A little while ago, on one of the hottest days of a very hot summer, I put up with undulating waves of steam in my kitchen. I might otherwise have questioned my sanity, but I was a woman on a mission: I was making this jam right now.
My friends know that I have a passion for preserving food, and my pantry has been filling up with season bounties: jams, chutney, salsa and so on.
This jam was a necessity. You see, the strawberries were perfect: tiny, flavour-packed berries, just picked and sliced. With that kind of heat, though, those conditions were not going to last.
What I really wanted to do was preserve the moment, not just the fruit. These berries, which I picked myself with our son, were at their best, and freezing them … well, that would just be wrong.
So, I put up with some discomfort and put the water on the boil, and made ready the steamy sterilizing process that makes preserves possible.
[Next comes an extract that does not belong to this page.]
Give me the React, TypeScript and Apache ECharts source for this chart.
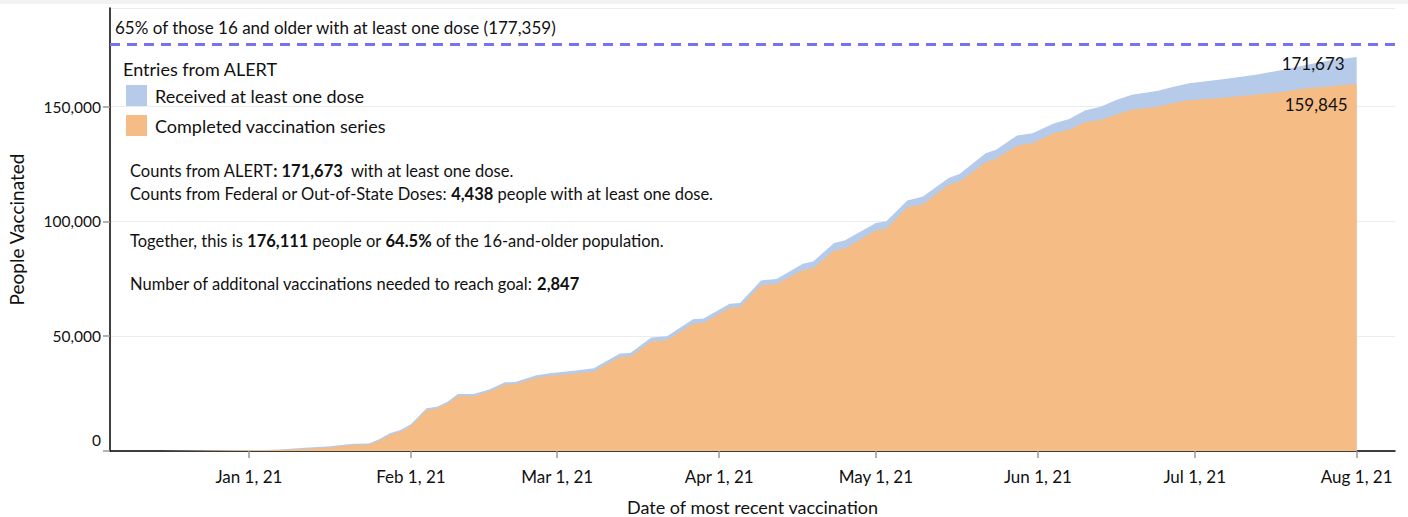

It did seem weird to be making one part of the house even more uncomfortable than the rest, but that’s the price I paid.
Later, I thought about the lengths that we’ll go to to preserve a moment — or rather, to manufacture one.
This came to mind as I was flicking through photographs — mine, and those of others.
Not only can we take photos now, pretty much anywhere we go, but thanks to social media, we can share the moment practically as soon it happened.
The ones that work best are spontaneous, I think, the funny or charming or sweet slices of life that present themselves to us, and we’re fortunate (or observant) enough to record them.
Back in the day, we used to call them Kodak moments. Now, with the Kodak brand a fading memory (I imagine future generations will need help figuring out Paul Simon’s song “Kodachrome”), it’s not about 35-mm film but rather megabytes and whatever digital device made it possible.
The key issue, though, is the same: preserving for posterity that special instant, the one when the magic happened.
I’ve noticed an odd thing, however: a sense of disappointment, even loss, when that special moment could not be recorded.
On a few occasions, friends related how they tried and tried to get what they were feeling in the frame, and somehow it did not translate. I heard recently of a bride who felt let down when one of her main wedding photos did not at all resemble the imagery she had in her head.
More often, the letdowns are on a smaller scale. Earlier this summer, a scene played out as a small group of friends tried to engineer a group selfie on a local beach.
For whatever reason, none of the shots were working, and it appeared that a mood or two was rising. That’s a pity, because it looked like they had been having a hoot; it’s too bad that the overall good time wasn’t translating to the camera.
I know the frustration of going through images later and not seeing on the screen what had been in my head.
The only advice I can give myself, and anyone else, is this: let it go.
Almost always, I find unexpected gems in the camera: moments I didn’t even know I had captured, details in the background, the smile on our son as he gallivanted about.
One of the best things about digital photography is the lack of operating expenses. In the Kodak era, when I had just 24 exposures in my camera, I thought carefully about what exactly I would shoot.
And yes, it stung when those frames were overexposed.
Now, I snap away, quite a lot.
I delete a great many of them later, and find my happiness in the handful of delights along the way.
Besides, pruning those pictures is sure a lot less uncomfortable than a sweltering hot kitchen.